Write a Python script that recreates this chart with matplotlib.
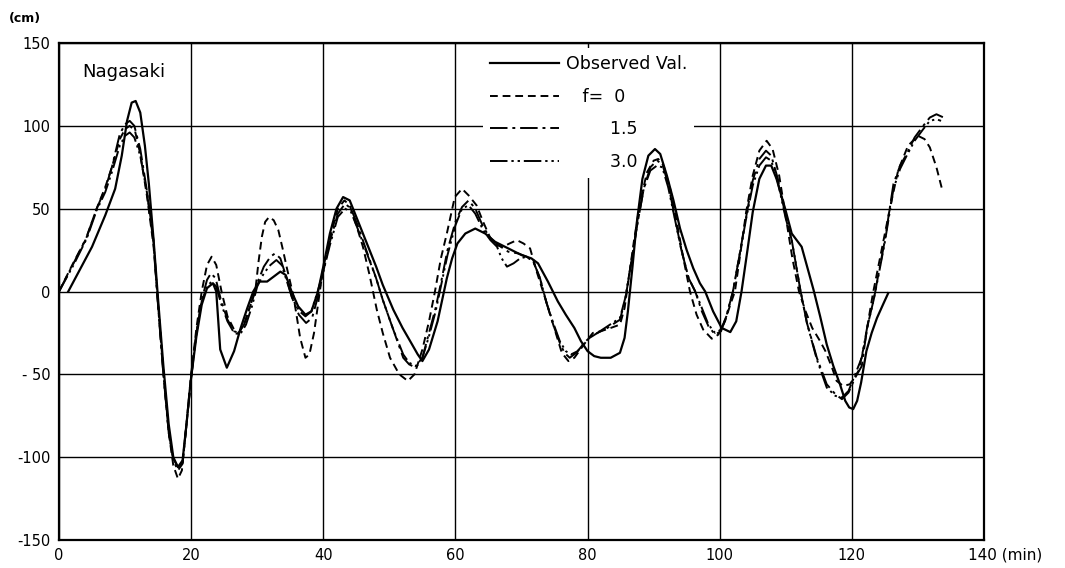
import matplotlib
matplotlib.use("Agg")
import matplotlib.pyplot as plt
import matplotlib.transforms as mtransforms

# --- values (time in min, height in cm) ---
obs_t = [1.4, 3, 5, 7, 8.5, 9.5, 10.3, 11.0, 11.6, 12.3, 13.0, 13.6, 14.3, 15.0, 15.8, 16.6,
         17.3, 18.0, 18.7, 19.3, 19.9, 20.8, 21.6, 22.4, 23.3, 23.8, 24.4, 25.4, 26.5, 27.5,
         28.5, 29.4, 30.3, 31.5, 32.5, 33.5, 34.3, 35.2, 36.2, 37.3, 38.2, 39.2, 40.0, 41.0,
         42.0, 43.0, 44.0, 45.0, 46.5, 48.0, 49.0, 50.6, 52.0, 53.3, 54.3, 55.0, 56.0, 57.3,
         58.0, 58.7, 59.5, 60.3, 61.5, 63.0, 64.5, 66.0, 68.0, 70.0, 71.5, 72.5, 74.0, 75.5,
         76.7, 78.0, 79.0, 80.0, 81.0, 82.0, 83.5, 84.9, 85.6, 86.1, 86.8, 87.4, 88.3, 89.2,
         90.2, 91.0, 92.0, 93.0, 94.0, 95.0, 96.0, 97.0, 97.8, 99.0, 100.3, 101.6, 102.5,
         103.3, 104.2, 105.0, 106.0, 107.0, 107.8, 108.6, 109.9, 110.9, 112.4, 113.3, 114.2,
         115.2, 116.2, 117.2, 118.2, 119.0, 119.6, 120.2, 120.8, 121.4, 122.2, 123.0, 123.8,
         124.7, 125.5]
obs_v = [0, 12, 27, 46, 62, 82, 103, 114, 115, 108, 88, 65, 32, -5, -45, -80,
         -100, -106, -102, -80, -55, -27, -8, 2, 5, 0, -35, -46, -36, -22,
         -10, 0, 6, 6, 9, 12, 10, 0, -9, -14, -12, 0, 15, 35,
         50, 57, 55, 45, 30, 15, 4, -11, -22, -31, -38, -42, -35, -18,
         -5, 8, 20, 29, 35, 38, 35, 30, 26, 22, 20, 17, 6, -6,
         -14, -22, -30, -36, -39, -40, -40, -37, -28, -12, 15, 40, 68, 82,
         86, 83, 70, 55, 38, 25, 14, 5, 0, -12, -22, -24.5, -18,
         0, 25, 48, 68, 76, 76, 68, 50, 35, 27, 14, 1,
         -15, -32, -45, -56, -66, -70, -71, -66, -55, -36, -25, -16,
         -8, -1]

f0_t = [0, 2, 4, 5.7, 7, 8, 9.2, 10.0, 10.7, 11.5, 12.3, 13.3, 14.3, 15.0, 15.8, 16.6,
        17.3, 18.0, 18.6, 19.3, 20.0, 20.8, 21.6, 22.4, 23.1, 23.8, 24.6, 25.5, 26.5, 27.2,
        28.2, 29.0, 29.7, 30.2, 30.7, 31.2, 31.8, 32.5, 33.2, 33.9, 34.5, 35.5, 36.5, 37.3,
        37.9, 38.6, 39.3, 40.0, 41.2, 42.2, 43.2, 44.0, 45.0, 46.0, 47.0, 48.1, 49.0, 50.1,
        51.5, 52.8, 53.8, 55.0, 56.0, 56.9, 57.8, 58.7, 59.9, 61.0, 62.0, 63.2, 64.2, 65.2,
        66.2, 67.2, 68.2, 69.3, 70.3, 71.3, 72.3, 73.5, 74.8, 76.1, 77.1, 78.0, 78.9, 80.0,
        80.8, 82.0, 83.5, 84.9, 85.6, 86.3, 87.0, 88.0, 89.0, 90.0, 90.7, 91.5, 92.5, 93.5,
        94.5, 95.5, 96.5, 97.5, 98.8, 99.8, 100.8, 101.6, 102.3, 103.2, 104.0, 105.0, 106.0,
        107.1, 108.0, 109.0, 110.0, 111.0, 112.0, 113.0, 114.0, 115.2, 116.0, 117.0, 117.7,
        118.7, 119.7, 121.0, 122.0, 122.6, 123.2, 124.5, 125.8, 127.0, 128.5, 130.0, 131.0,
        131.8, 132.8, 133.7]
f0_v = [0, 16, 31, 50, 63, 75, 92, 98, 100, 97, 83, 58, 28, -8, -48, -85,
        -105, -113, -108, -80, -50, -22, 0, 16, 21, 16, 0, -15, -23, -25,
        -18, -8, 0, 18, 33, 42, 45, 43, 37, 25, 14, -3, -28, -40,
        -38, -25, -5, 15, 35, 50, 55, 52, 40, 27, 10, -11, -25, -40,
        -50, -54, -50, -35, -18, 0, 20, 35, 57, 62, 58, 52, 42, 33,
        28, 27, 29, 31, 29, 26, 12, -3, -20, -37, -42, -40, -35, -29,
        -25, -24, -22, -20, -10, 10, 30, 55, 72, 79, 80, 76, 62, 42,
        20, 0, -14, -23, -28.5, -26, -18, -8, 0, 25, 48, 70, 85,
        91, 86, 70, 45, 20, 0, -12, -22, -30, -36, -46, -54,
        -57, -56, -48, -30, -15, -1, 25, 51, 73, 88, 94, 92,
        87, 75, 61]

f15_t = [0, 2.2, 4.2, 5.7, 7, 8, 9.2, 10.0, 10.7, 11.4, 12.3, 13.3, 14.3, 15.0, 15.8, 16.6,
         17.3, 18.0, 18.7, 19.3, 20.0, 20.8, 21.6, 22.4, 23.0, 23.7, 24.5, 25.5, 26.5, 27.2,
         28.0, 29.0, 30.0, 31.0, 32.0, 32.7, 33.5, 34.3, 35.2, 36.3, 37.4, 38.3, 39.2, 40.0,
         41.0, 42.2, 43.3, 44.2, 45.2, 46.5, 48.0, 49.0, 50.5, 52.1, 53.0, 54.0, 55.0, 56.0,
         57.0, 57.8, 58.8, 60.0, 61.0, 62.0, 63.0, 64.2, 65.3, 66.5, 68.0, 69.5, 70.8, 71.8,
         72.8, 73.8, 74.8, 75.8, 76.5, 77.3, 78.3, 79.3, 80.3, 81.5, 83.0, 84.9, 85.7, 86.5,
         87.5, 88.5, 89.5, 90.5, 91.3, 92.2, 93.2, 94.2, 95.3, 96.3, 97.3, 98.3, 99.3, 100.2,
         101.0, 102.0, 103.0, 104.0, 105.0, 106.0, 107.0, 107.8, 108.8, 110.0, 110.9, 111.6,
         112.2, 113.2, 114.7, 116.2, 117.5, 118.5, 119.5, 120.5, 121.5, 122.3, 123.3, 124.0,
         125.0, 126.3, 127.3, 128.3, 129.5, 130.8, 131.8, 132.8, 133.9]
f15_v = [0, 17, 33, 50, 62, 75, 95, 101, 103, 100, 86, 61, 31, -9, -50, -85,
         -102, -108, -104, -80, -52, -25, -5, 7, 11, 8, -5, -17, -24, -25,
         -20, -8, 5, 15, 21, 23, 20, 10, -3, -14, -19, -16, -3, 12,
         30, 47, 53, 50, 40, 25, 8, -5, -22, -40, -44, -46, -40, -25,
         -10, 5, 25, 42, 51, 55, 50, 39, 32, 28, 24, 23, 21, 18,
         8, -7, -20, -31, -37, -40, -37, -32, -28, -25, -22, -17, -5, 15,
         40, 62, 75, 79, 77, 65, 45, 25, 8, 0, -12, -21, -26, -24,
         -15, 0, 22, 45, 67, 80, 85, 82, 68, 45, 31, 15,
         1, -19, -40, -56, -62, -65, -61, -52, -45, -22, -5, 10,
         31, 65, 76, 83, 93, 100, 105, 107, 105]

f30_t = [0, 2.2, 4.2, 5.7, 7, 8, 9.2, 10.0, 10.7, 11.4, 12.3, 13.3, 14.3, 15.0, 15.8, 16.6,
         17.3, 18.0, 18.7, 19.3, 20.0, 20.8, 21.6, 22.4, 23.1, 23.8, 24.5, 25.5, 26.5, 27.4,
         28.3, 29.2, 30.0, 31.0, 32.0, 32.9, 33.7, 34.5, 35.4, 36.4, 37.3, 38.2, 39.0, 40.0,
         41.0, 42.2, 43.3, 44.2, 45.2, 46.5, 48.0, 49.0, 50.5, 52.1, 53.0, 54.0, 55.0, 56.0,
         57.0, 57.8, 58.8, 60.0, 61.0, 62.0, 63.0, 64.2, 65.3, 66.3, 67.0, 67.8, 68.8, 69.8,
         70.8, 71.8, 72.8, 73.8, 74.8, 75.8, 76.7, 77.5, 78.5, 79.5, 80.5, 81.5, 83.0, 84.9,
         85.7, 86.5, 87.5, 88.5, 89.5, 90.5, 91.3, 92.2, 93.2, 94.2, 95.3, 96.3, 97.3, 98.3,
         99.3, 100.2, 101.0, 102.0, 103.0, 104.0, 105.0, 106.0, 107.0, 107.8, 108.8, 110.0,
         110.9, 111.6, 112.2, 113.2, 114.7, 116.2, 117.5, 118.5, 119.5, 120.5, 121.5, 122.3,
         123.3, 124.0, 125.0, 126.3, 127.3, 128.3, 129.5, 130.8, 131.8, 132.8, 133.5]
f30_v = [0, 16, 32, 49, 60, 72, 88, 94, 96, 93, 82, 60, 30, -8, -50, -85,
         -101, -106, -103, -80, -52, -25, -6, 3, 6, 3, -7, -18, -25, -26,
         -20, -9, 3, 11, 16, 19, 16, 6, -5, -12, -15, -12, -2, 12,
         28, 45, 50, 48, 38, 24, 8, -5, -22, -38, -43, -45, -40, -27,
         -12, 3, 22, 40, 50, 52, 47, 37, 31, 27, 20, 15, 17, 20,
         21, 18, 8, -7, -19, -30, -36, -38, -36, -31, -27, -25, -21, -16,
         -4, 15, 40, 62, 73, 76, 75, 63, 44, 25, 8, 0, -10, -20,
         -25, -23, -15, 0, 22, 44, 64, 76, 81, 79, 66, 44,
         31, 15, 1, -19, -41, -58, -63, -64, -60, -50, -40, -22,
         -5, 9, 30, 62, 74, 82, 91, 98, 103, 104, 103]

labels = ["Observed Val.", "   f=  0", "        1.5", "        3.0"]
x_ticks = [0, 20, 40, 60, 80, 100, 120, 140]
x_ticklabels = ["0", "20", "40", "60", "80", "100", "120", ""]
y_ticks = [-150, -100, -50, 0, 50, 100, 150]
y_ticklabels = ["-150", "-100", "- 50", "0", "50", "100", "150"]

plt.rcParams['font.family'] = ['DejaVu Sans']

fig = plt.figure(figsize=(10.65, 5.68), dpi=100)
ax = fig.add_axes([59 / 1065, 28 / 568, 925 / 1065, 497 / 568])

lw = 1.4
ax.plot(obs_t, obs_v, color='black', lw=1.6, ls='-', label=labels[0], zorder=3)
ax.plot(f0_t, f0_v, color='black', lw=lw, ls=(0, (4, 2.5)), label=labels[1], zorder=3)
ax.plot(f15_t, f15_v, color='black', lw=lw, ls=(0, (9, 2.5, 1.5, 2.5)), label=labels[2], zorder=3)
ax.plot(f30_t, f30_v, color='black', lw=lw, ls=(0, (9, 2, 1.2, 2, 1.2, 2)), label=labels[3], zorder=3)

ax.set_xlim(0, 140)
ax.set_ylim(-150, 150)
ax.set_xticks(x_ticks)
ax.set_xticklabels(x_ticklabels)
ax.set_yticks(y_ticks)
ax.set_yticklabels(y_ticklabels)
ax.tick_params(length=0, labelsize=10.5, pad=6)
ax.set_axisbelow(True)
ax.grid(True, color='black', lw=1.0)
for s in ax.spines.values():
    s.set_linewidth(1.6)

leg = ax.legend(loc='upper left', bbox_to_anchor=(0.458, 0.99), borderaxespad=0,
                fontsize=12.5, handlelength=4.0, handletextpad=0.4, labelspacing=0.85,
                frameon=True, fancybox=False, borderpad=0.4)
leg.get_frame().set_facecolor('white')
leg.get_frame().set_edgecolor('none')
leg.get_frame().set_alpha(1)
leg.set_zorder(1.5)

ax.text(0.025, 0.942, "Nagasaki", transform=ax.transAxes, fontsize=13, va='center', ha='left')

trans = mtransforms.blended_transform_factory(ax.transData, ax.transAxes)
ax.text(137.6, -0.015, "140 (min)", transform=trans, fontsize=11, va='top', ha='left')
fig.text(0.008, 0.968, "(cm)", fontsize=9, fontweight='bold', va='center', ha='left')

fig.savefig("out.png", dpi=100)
□ □ □
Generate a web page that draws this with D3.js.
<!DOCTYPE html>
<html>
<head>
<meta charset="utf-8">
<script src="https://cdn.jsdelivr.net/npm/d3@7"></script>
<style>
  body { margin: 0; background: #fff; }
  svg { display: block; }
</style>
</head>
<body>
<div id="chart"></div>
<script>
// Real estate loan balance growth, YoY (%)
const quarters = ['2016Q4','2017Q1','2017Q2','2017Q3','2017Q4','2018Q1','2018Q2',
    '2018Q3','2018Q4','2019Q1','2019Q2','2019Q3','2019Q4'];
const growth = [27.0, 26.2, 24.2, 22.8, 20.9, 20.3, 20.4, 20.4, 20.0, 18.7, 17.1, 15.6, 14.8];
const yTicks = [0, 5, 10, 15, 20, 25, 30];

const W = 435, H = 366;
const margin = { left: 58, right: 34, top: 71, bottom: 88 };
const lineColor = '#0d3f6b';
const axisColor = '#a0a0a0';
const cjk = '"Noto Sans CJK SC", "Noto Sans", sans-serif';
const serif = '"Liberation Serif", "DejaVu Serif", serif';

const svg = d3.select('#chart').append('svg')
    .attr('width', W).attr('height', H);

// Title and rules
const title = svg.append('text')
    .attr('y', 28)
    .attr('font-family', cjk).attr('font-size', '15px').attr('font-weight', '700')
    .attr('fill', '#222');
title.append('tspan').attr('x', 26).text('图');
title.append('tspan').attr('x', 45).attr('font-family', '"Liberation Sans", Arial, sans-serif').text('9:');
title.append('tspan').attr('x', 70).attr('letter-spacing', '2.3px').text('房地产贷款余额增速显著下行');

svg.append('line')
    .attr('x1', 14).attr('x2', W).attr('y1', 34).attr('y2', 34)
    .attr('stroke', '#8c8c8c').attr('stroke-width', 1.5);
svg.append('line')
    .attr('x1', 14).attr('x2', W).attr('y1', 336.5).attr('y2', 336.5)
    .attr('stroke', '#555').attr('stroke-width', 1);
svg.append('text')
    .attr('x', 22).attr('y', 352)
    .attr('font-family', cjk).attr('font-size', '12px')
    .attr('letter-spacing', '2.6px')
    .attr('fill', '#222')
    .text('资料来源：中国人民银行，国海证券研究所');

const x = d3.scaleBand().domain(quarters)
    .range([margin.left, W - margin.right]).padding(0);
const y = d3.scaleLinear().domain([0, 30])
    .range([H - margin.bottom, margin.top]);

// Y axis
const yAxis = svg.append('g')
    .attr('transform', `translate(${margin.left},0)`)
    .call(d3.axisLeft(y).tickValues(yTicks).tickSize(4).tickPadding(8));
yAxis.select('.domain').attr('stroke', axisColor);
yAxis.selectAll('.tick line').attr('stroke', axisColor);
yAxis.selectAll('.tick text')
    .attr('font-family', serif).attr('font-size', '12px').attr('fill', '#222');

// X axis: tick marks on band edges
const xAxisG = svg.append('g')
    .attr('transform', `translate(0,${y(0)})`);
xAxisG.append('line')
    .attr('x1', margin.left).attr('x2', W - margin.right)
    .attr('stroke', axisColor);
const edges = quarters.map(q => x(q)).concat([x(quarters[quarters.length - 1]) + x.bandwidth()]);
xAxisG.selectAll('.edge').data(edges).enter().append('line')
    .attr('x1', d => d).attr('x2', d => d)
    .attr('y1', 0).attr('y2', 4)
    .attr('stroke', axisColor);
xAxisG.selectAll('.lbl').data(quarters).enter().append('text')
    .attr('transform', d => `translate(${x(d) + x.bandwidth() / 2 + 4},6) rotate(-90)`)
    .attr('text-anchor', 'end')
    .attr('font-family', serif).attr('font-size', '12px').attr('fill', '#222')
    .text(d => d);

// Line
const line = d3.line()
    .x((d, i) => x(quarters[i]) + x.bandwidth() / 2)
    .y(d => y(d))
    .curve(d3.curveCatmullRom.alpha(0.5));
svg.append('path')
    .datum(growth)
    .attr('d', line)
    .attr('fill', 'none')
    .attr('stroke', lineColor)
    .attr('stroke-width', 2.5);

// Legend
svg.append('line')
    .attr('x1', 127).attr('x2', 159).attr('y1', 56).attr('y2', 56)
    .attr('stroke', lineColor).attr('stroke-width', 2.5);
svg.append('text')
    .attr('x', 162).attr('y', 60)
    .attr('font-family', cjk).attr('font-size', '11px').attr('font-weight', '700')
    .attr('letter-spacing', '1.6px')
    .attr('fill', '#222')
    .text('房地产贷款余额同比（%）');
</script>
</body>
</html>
□ □ □
SET TASK:
Keep to the lines above from the line with "Write a Python" to the line with "import matplotlib.transforms as mtransforms", and set down exactly those, inclusive, with nothing else and every picture left out.

THE COMPLETED TASK:
Write a Python script that recreates this chart with matplotlib.
import matplotlib
matplotlib.use("Agg")
import matplotlib.pyplot as plt
import matplotlib.transforms as mtransforms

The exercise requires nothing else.